- **STATED GOAL**
Don't include pictures. Quote the lines below from the first through the line that contains "import seaborn as sns".

***** DATA LINES

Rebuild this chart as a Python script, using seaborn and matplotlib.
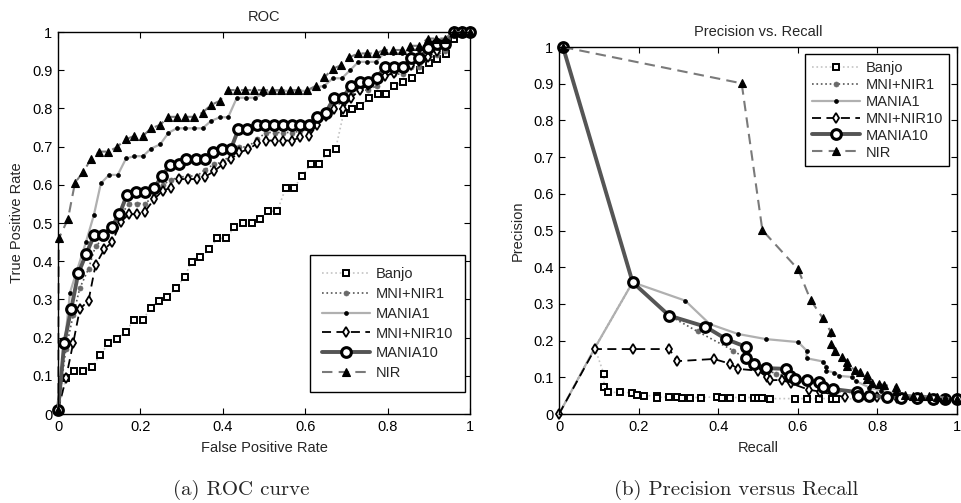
import matplotlib
matplotlib.use("Agg")
import matplotlib.pyplot as plt
import seaborn as sns

# ---- ROC curves (false positive rate, true positive rate) ----
banjo_fpr = [0, 0.019, 0.039, 0.061, 0.082, 0.102, 0.122, 0.142, 0.164, 0.184,
             0.205, 0.225, 0.245, 0.265, 0.286, 0.307, 0.324, 0.345, 0.367, 0.387,
             0.408, 0.428, 0.448, 0.470, 0.490, 0.510, 0.532, 0.553, 0.573, 0.593,
             0.613, 0.633, 0.654, 0.674, 0.693, 0.713, 0.733, 0.755, 0.776, 0.796,
             0.816, 0.837, 0.858, 0.879, 0.901, 0.921, 0.942, 0.961, 0.980, 1.0]
banjo_tpr = [0.01, 0.093, 0.113, 0.113, 0.122, 0.154, 0.185, 0.196, 0.215, 0.246,
             0.246, 0.277, 0.297, 0.307, 0.329, 0.359, 0.399, 0.41, 0.431, 0.46,
             0.46, 0.49, 0.501, 0.501, 0.511, 0.531, 0.531, 0.593, 0.593, 0.623,
             0.654, 0.654, 0.684, 0.695, 0.787, 0.798, 0.806, 0.828, 0.838, 0.838,
             0.859, 0.870, 0.880, 0.90, 0.920, 0.929, 0.942, 0.981, 1.0, 1.0]

mninir1_fpr = [0, 0.019, 0.037, 0.053, 0.074, 0.091, 0.112, 0.132, 0.152, 0.172,
               0.191, 0.211, 0.233, 0.254, 0.274, 0.294, 0.316, 0.337, 0.357, 0.379,
               0.400, 0.420, 0.440, 0.462, 0.484, 0.505, 0.527, 0.547, 0.568, 0.587,
               0.610, 0.629, 0.650, 0.670, 0.691, 0.711, 0.733, 0.752, 0.773, 0.794,
               0.816, 0.837, 0.857, 0.877, 0.899, 0.919, 0.939, 0.960, 0.980, 1.0]
mninir1_tpr = [0.01, 0.17, 0.26, 0.33, 0.38, 0.44, 0.46, 0.48, 0.52, 0.551,
               0.551, 0.551, 0.57, 0.60, 0.613, 0.62, 0.623, 0.623, 0.64, 0.654,
               0.66, 0.68, 0.698, 0.70, 0.72, 0.737, 0.737, 0.737, 0.737, 0.74,
               0.745, 0.77, 0.79, 0.80, 0.82, 0.835, 0.848, 0.848, 0.859, 0.89,
               0.89, 0.89, 0.909, 0.909, 0.931, 0.94, 0.951, 1.0, 1.0, 1.0]

mania1_fpr = [0, 0.029, 0.068, 0.087, 0.104, 0.124, 0.145, 0.165, 0.185, 0.206,
              0.226, 0.248, 0.268, 0.288, 0.308, 0.330, 0.351, 0.371, 0.393, 0.413,
              0.434, 0.456, 0.478, 0.498, 0.520, 0.541, 0.562, 0.583, 0.604, 0.625,
              0.646, 0.667, 0.689, 0.709, 0.729, 0.750, 0.771, 0.791, 0.814, 0.834,
              0.854, 0.877, 0.897, 0.917, 0.939, 0.960, 0.980, 1.0]
mania1_tpr = [0.01, 0.318, 0.451, 0.521, 0.604, 0.626, 0.626, 0.669, 0.675, 0.675,
              0.695, 0.706, 0.736, 0.748, 0.748, 0.748, 0.748, 0.767, 0.777, 0.777,
              0.828, 0.828, 0.828, 0.839, 0.846, 0.846, 0.846, 0.846, 0.846, 0.855,
              0.859, 0.879, 0.879, 0.90, 0.922, 0.922, 0.922, 0.944, 0.944, 0.944,
              0.954, 0.954, 0.97, 0.97, 0.98, 1.0, 1.0, 1.0]

mninir10_fpr = [0, 0.019, 0.037, 0.053, 0.074, 0.091, 0.112, 0.132, 0.152, 0.172,
                0.191, 0.211, 0.233, 0.254, 0.274, 0.294, 0.316, 0.337, 0.357, 0.379,
                0.400, 0.420, 0.440, 0.462, 0.484, 0.505, 0.527, 0.547, 0.568, 0.587,
                0.610, 0.629, 0.650, 0.670, 0.691, 0.711, 0.733, 0.752, 0.773, 0.794,
                0.816, 0.837, 0.857, 0.877, 0.899, 0.919, 0.939, 0.960, 0.980, 1.0]
mninir10_tpr = [0.01, 0.093, 0.187, 0.275, 0.297, 0.39, 0.431, 0.451, 0.503, 0.523,
                0.523, 0.530, 0.562, 0.585, 0.592, 0.615, 0.615, 0.615, 0.621, 0.636,
                0.654, 0.668, 0.685, 0.693, 0.709, 0.716, 0.716, 0.716, 0.716, 0.724,
                0.728, 0.757, 0.780, 0.798, 0.799, 0.828, 0.848, 0.862, 0.875, 0.885,
                0.893, 0.905, 0.915, 0.925, 0.935, 0.95, 0.965, 1.0, 1.0, 1.0]

mania10_fpr = [0, 0.015, 0.032, 0.049, 0.068, 0.088, 0.110, 0.130, 0.149, 0.167,
               0.189, 0.211, 0.233, 0.252, 0.272, 0.294, 0.311, 0.334, 0.357, 0.377,
               0.398, 0.420, 0.438, 0.459, 0.482, 0.502, 0.524, 0.545, 0.567, 0.587,
               0.609, 0.628, 0.650, 0.670, 0.691, 0.711, 0.733, 0.752, 0.773, 0.794,
               0.816, 0.837, 0.857, 0.877, 0.899, 0.919, 0.939, 0.960, 0.980, 1.0]
mania10_tpr = [0.01, 0.185, 0.275, 0.368, 0.418, 0.469, 0.469, 0.490, 0.523, 0.573,
               0.582, 0.582, 0.591, 0.623, 0.652, 0.654, 0.667, 0.667, 0.667, 0.687,
               0.695, 0.695, 0.746, 0.746, 0.757, 0.757, 0.757, 0.757, 0.757, 0.757,
               0.757, 0.777, 0.789, 0.828, 0.828, 0.859, 0.870, 0.870, 0.880, 0.909,
               0.909, 0.909, 0.931, 0.931, 0.959, 0.970, 0.970, 1.0, 1.0, 1.0]

nir_fpr = [0, 0.002, 0.024, 0.041, 0.061, 0.080, 0.100, 0.122, 0.142, 0.164,
           0.185, 0.206, 0.226, 0.248, 0.268, 0.288, 0.308, 0.330, 0.351, 0.371,
           0.393, 0.413, 0.434, 0.455, 0.476, 0.498, 0.519, 0.541, 0.563, 0.583,
           0.605, 0.626, 0.646, 0.667, 0.687, 0.707, 0.729, 0.750, 0.771, 0.791,
           0.814, 0.834, 0.854, 0.877, 0.897, 0.917, 0.939, 0.960, 0.980, 1.0]
nir_tpr = [0.01, 0.46, 0.51, 0.605, 0.634, 0.667, 0.687, 0.687, 0.698, 0.719,
           0.728, 0.728, 0.748, 0.757, 0.778, 0.778, 0.778, 0.778, 0.789, 0.809,
           0.820, 0.848, 0.848, 0.848, 0.848, 0.848, 0.848, 0.848, 0.848, 0.848,
           0.848, 0.859, 0.881, 0.904, 0.913, 0.934, 0.944, 0.944, 0.944, 0.953,
           0.953, 0.953, 0.964, 0.964, 0.983, 0.983, 0.983, 1.0, 1.0, 1.0]

# ---- Precision / recall curves ----
banjo_rec = [0, 0.09, 0.113, 0.113, 0.124, 0.154, 0.184, 0.195, 0.214, 0.246,
             0.246, 0.277, 0.297, 0.308, 0.328, 0.358, 0.398, 0.409, 0.430, 0.461,
             0.490, 0.501, 0.511, 0.531, 0.593, 0.622, 0.654, 0.685, 0.696, 0.75,
             0.80, 0.85, 0.90, 0.95, 1.0]
banjo_prec = [0, 0.18, 0.108, 0.073, 0.059, 0.059, 0.058, 0.053, 0.050, 0.050,
              0.045, 0.047, 0.047, 0.045, 0.045, 0.045, 0.047, 0.045, 0.045, 0.045,
              0.045, 0.043, 0.043, 0.042, 0.042, 0.042, 0.042, 0.042, 0.042, 0.041,
              0.041, 0.041, 0.040, 0.040, 0.040]

mninir1_rec = [0, 0.09, 0.185, 0.277, 0.348, 0.438, 0.47, 0.50, 0.545, 0.58,
               0.62, 0.66, 0.70, 0.75, 0.80, 0.85, 0.90, 0.95, 1.0]
mninir1_prec = [0, 0.18, 0.359, 0.268, 0.225, 0.173, 0.150, 0.128, 0.110, 0.100,
                0.085, 0.075, 0.065, 0.055, 0.050, 0.046, 0.043, 0.041, 0.040]

mania1_rec = [0, 0.09, 0.185, 0.317, 0.379, 0.450, 0.521, 0.601, 0.622, 0.622,
              0.664, 0.672, 0.672, 0.692, 0.704, 0.735, 0.746, 0.78, 0.81, 0.85,
              0.90, 0.95, 1.0]
mania1_prec = [0, 0.18, 0.359, 0.309, 0.245, 0.218, 0.204, 0.196, 0.173, 0.152,
               0.143, 0.128, 0.118, 0.113, 0.104, 0.101, 0.090, 0.072, 0.064, 0.055,
               0.048, 0.043, 0.040]

mninir10_rec = [0, 0.09, 0.185, 0.277, 0.297, 0.389, 0.430, 0.450, 0.501, 0.522,
                0.531, 0.560, 0.582, 0.628, 0.656, 0.719, 0.76, 0.80, 0.85, 0.90,
                0.95, 1.0]
mninir10_prec = [0, 0.177, 0.177, 0.177, 0.144, 0.150, 0.137, 0.123, 0.118, 0.101,
                 0.092, 0.093, 0.084, 0.066, 0.061, 0.046, 0.048, 0.046, 0.044, 0.042,
                 0.041, 0.040]

mania10_rec = [0.01, 0.185, 0.277, 0.368, 0.420, 0.470, 0.470, 0.489, 0.521, 0.571,
               0.580, 0.593, 0.622, 0.654, 0.664, 0.688, 0.748, 0.752, 0.78, 0.825,
               0.86, 0.90, 0.94, 0.97, 1.0]
mania10_prec = [1.0, 0.359, 0.268, 0.238, 0.204, 0.183, 0.152, 0.136, 0.125, 0.123,
                0.104, 0.095, 0.092, 0.086, 0.074, 0.068, 0.060, 0.050, 0.050, 0.046,
                0.045, 0.043, 0.042, 0.041, 0.040]

nir_rec = [0.01, 0.459, 0.511, 0.601, 0.632, 0.663, 0.683, 0.683, 0.693, 0.712,
           0.723, 0.723, 0.744, 0.756, 0.775, 0.775, 0.787, 0.805, 0.817, 0.846,
           0.846, 0.869, 0.89, 0.91, 0.93, 0.95, 0.97, 1.0]
nir_prec = [1.0, 0.901, 0.501, 0.394, 0.311, 0.261, 0.224, 0.192, 0.171, 0.156,
            0.142, 0.132, 0.121, 0.114, 0.107, 0.095, 0.085, 0.082, 0.079, 0.074,
            0.062, 0.052, 0.05, 0.05, 0.048, 0.047, 0.045, 0.040]

names = ["Banjo", "MNI+NIR1", "MANIA1", "MNI+NIR10", "MANIA10", "NIR"]
roc_data = [(banjo_fpr, banjo_tpr), (mninir1_fpr, mninir1_tpr), (mania1_fpr, mania1_tpr),
            (mninir10_fpr, mninir10_tpr), (mania10_fpr, mania10_tpr), (nir_fpr, nir_tpr)]
pr_data = [(banjo_rec, banjo_prec), (mninir1_rec, mninir1_prec), (mania1_rec, mania1_prec),
           (mninir10_rec, mninir10_prec), (mania10_rec, mania10_prec), (nir_rec, nir_prec)]

ticks_x = [0, 0.2, 0.4, 0.6, 0.8, 1]
ticklabels_x = ["0", "0.2", "0.4", "0.6", "0.8", "1"]
ticks_y = [0, 0.1, 0.2, 0.3, 0.4, 0.5, 0.6, 0.7, 0.8, 0.9, 1]
ticklabels_y = ["0", "0.1", "0.2", "0.3", "0.4", "0.5", "0.6", "0.7", "0.8", "0.9", "1"]

# line styles, same order as names
styles = [
    dict(color="#c4c4c4", linestyle=":", linewidth=1.2, marker="s", markersize=4.5,
         markerfacecolor="white", markeredgecolor="black", markeredgewidth=1.4),
    dict(color="#555555", linestyle=":", linewidth=1.2, marker="o", markersize=3.6,
         markerfacecolor="#6a6a6a", markeredgecolor="#6a6a6a", markeredgewidth=0.5),
    dict(color="#b0b0b0", linestyle="-", linewidth=1.6, marker="o", markersize=2.8,
         markerfacecolor="black", markeredgecolor="black", markeredgewidth=0.5),
    dict(color="black", linestyle=(0, (5, 3)), linewidth=1.3, marker="d", markersize=5.5,
         markerfacecolor="white", markeredgecolor="black", markeredgewidth=1.3),
    dict(color="#555555", linestyle="-", linewidth=2.8, marker="o", markersize=7,
         markerfacecolor="white", markeredgecolor="black", markeredgewidth=2.2),
    dict(color="#7a7a7a", linestyle=(0, (5, 3)), linewidth=1.5, marker="^", markersize=6,
         markerfacecolor="black", markeredgecolor="black", markeredgewidth=0.8),
]

sns.set_style("ticks")
plt.rcParams["font.family"] = ["Liberation Sans", "DejaVu Sans"]

fig = plt.figure(figsize=(9.61, 5.03), dpi=100)
ax_roc = fig.add_axes([0.0604, 0.1769, 0.4287, 0.7594])
ax_pr = fig.add_axes([0.5817, 0.1769, 0.4141, 0.7296])

for name, (x, y), st in zip(names, roc_data, styles):
    sns.lineplot(x=x, y=y, ax=ax_roc, sort=False, estimator=None, label=name,
                 clip_on=False, **st)

for name, (x, y), st in zip(names, pr_data, styles):
    extra = {}
    if name == "Banjo":
        extra["markevery"] = list(range(2, 29))
    sns.lineplot(x=x, y=y, ax=ax_pr, sort=False, estimator=None, label=name,
                 clip_on=False, **st, **extra)

for ax in (ax_roc, ax_pr):
    ax.set_xlim(0, 1)
    ax.set_ylim(0, 1)
    ax.set_xticks(ticks_x)
    ax.set_xticklabels(ticklabels_x)
    ax.set_yticks(ticks_y)
    ax.set_yticklabels(ticklabels_y)
    ax.tick_params(direction="in", top=True, right=True, length=4, width=0.8,
                   labelsize=10.5, colors="black", pad=4)
    for sp in ax.spines.values():
        sp.set_color("black")
        sp.set_linewidth(1.0)

ax_roc.set_title("ROC", fontsize=10.5, pad=8)
ax_roc.set_xlabel("False Positive Rate", fontsize=10.5, labelpad=5)
ax_roc.set_ylabel("True Positive Rate", fontsize=10.5, labelpad=6)
ax_pr.set_title("Precision vs. Recall", fontsize=10.5, pad=8)
ax_pr.set_xlabel("Recall", fontsize=10.5, labelpad=5)
ax_pr.set_ylabel("Precision", fontsize=10.5, labelpad=6)

leg_kw = dict(frameon=True, fancybox=False, framealpha=1, edgecolor="black",
              fontsize=10.5, handlelength=3.3, handletextpad=0.4, borderaxespad=0)
leg1 = ax_roc.legend(loc="lower right", bbox_to_anchor=(0.988, 0.058),
                     labelspacing=0.4, borderpad=0.8, **leg_kw)
leg2 = ax_pr.legend(loc="upper right", bbox_to_anchor=(0.981, 0.980),
                    labelspacing=0.2, borderpad=0.45, **leg_kw)
for leg in (leg1, leg2):
    leg.get_frame().set_linewidth(1.0)

fig.text(241 / 961, 1 - 490 / 503, "(a) ROC curve", ha="center", va="center",
         family="cmr10", fontsize=15)
fig.text(736 / 961, 1 - 490 / 503, "(b) Precision versus Recall", ha="center",
         va="center", family="cmr10", fontsize=15)

fig.savefig("out.png", dpi=100)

**********

- **FULL SOLUTION**
Rebuild this chart as a Python script, using seaborn and matplotlib.
import matplotlib
matplotlib.use("Agg")
import matplotlib.pyplot as plt
import seaborn as sns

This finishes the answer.